Reproduce the listing word for word, leaving every picture behind.

*Dataset content:*
START

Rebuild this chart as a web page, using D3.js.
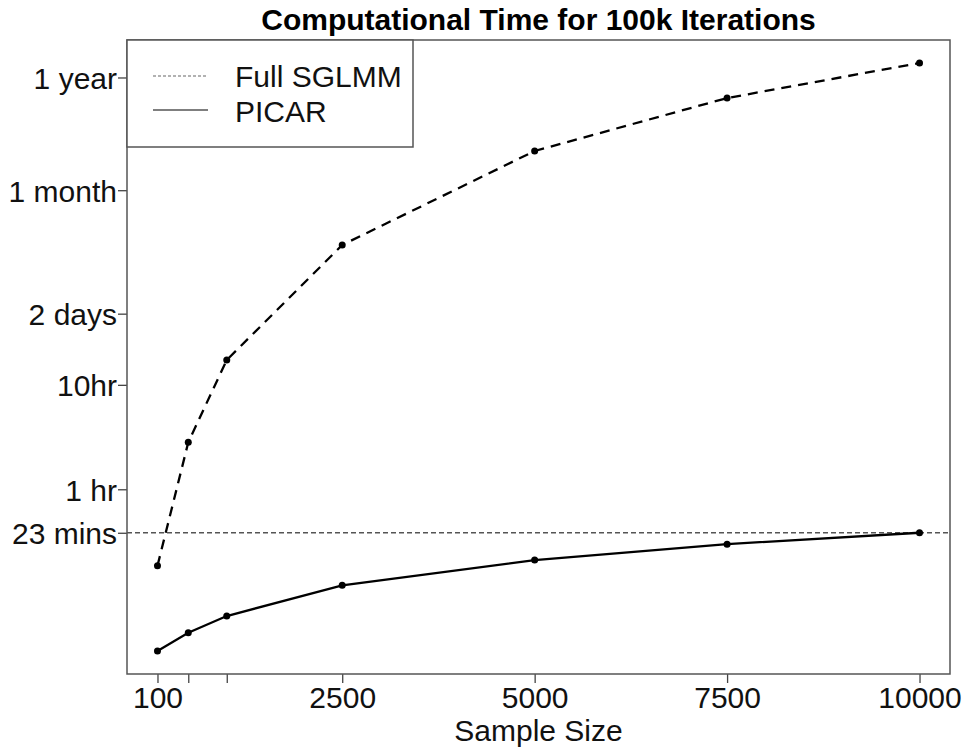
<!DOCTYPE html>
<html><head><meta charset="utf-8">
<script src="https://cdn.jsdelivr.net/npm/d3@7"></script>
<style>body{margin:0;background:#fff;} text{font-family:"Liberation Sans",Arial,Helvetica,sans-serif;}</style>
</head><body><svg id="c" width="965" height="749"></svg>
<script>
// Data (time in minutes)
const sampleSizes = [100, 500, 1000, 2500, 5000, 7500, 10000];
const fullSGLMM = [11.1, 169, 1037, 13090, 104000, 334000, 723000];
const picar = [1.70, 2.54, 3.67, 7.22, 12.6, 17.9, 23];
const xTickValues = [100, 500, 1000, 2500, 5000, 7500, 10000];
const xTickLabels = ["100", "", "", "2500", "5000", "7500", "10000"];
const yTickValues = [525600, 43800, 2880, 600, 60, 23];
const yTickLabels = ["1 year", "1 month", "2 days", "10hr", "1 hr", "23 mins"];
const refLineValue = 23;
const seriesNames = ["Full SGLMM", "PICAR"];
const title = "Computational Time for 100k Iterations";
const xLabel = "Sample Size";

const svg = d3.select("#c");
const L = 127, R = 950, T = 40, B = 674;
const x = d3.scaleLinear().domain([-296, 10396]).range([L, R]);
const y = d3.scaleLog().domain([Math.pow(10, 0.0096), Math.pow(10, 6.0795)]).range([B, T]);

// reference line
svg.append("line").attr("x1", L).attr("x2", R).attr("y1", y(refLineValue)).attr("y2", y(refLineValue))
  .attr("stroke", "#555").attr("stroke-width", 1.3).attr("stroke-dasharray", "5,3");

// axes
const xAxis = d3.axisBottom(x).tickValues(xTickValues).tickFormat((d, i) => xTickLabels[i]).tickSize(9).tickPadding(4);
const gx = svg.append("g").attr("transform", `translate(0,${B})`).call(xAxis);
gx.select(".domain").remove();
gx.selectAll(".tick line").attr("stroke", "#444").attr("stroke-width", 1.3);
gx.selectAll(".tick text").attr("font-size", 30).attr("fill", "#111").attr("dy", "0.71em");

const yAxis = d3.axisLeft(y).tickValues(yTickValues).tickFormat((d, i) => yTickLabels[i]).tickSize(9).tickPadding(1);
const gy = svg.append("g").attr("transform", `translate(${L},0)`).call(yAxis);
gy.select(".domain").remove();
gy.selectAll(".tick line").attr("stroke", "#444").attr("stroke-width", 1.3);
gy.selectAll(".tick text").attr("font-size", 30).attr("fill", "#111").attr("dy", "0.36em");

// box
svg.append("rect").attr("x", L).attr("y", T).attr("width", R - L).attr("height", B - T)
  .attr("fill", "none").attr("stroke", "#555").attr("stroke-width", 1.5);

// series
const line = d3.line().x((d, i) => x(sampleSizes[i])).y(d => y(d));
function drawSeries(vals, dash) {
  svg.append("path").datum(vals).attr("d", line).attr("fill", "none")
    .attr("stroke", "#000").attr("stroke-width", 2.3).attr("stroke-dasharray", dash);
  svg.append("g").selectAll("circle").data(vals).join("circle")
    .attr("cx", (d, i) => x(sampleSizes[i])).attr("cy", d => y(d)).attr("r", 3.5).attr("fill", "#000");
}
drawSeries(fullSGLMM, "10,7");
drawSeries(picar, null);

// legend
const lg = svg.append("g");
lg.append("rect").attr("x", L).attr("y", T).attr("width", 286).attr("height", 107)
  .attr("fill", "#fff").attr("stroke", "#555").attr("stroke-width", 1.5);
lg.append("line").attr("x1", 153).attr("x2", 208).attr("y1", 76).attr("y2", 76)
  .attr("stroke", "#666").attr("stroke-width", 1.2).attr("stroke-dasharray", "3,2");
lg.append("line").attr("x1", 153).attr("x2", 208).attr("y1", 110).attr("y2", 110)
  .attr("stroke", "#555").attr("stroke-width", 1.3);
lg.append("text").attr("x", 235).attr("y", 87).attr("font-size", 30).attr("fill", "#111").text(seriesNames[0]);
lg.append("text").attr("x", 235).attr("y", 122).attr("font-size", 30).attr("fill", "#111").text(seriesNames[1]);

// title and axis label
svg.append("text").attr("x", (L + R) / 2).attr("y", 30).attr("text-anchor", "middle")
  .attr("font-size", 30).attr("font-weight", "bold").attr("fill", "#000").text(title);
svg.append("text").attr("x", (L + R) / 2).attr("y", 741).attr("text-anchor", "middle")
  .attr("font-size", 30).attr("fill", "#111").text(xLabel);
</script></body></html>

END

*Problem solution:*
Rebuild this chart as a web page, using D3.js.
<!DOCTYPE html>
<html><head><meta charset="utf-8">
<script src="https://cdn.jsdelivr.net/npm/d3@7"></script>
<style>body{margin:0;background:#fff;} text{font-family:"Liberation Sans",Arial,Helvetica,sans-serif;}</style>
</head><body><svg id="c" width="965" height="749"></svg>
<script>
// Data (time in minutes)
const sampleSizes = [100, 500, 1000, 2500, 5000, 7500, 10000];
const fullSGLMM = [11.1, 169, 1037, 13090, 104000, 334000, 723000];
const picar = [1.70, 2.54, 3.67, 7.22, 12.6, 17.9, 23];
const xTickValues = [100, 500, 1000, 2500, 5000, 7500, 10000];
const xTickLabels = ["100", "", "", "2500", "5000", "7500", "10000"];
const yTickValues = [525600, 43800, 2880, 600, 60, 23];
const yTickLabels = ["1 year", "1 month", "2 days", "10hr", "1 hr", "23 mins"];
const refLineValue = 23;
const seriesNames = ["Full SGLMM", "PICAR"];
const title = "Computational Time for 100k Iterations";
const xLabel = "Sample Size";

const svg = d3.select("#c");
const L = 127, R = 950, T = 40, B = 674;
const x = d3.scaleLinear().domain([-296, 10396]).range([L, R]);
const y = d3.scaleLog().domain([Math.pow(10, 0.0096), Math.pow(10, 6.0795)]).range([B, T]);

// reference line
svg.append("line").attr("x1", L).attr("x2", R).attr("y1", y(refLineValue)).attr("y2", y(refLineValue))
  .attr("stroke", "#555").attr("stroke-width", 1.3).attr("stroke-dasharray", "5,3");

// axes
const xAxis = d3.axisBottom(x).tickValues(xTickValues).tickFormat((d, i) => xTickLabels[i]).tickSize(9).tickPadding(4);
const gx = svg.append("g").attr("transform", `translate(0,${B})`).call(xAxis);
gx.select(".domain").remove();
gx.selectAll(".tick line").attr("stroke", "#444").attr("stroke-width", 1.3);
gx.selectAll(".tick text").attr("font-size", 30).attr("fill", "#111").attr("dy", "0.71em");

const yAxis = d3.axisLeft(y).tickValues(yTickValues).tickFormat((d, i) => yTickLabels[i]).tickSize(9).tickPadding(1);
const gy = svg.append("g").attr("transform", `translate(${L},0)`).call(yAxis);
gy.select(".domain").remove();
gy.selectAll(".tick line").attr("stroke", "#444").attr("stroke-width", 1.3);
gy.selectAll(".tick text").attr("font-size", 30).attr("fill", "#111").attr("dy", "0.36em");

// box
svg.append("rect").attr("x", L).attr("y", T).attr("width", R - L).attr("height", B - T)
  .attr("fill", "none").attr("stroke", "#555").attr("stroke-width", 1.5);

// series
const line = d3.line().x((d, i) => x(sampleSizes[i])).y(d => y(d));
function drawSeries(vals, dash) {
  svg.append("path").datum(vals).attr("d", line).attr("fill", "none")
    .attr("stroke", "#000").attr("stroke-width", 2.3).attr("stroke-dasharray", dash);
  svg.append("g").selectAll("circle").data(vals).join("circle")
    .attr("cx", (d, i) => x(sampleSizes[i])).attr("cy", d => y(d)).attr("r", 3.5).attr("fill", "#000");
}
drawSeries(fullSGLMM, "10,7");
drawSeries(picar, null);

// legend
const lg = svg.append("g");
lg.append("rect").attr("x", L).attr("y", T).attr("width", 286).attr("height", 107)
  .attr("fill", "#fff").attr("stroke", "#555").attr("stroke-width", 1.5);
lg.append("line").attr("x1", 153).attr("x2", 208).attr("y1", 76).attr("y2", 76)
  .attr("stroke", "#666").attr("stroke-width", 1.2).attr("stroke-dasharray", "3,2");
lg.append("line").attr("x1", 153).attr("x2", 208).attr("y1", 110).attr("y2", 110)
  .attr("stroke", "#555").attr("stroke-width", 1.3);
lg.append("text").attr("x", 235).attr("y", 87).attr("font-size", 30).attr("fill", "#111").text(seriesNames[0]);
lg.append("text").attr("x", 235).attr("y", 122).attr("font-size", 30).attr("fill", "#111").text(seriesNames[1]);

// title and axis label
svg.append("text").attr("x", (L + R) / 2).attr("y", 30).attr("text-anchor", "middle")
  .attr("font-size", 30).attr("font-weight", "bold").attr("fill", "#000").text(title);
svg.append("text").attr("x", (L + R) / 2).attr("y", 741).attr("text-anchor", "middle")
  .attr("font-size", 30).attr("fill", "#111").text(xLabel);
</script></body></html>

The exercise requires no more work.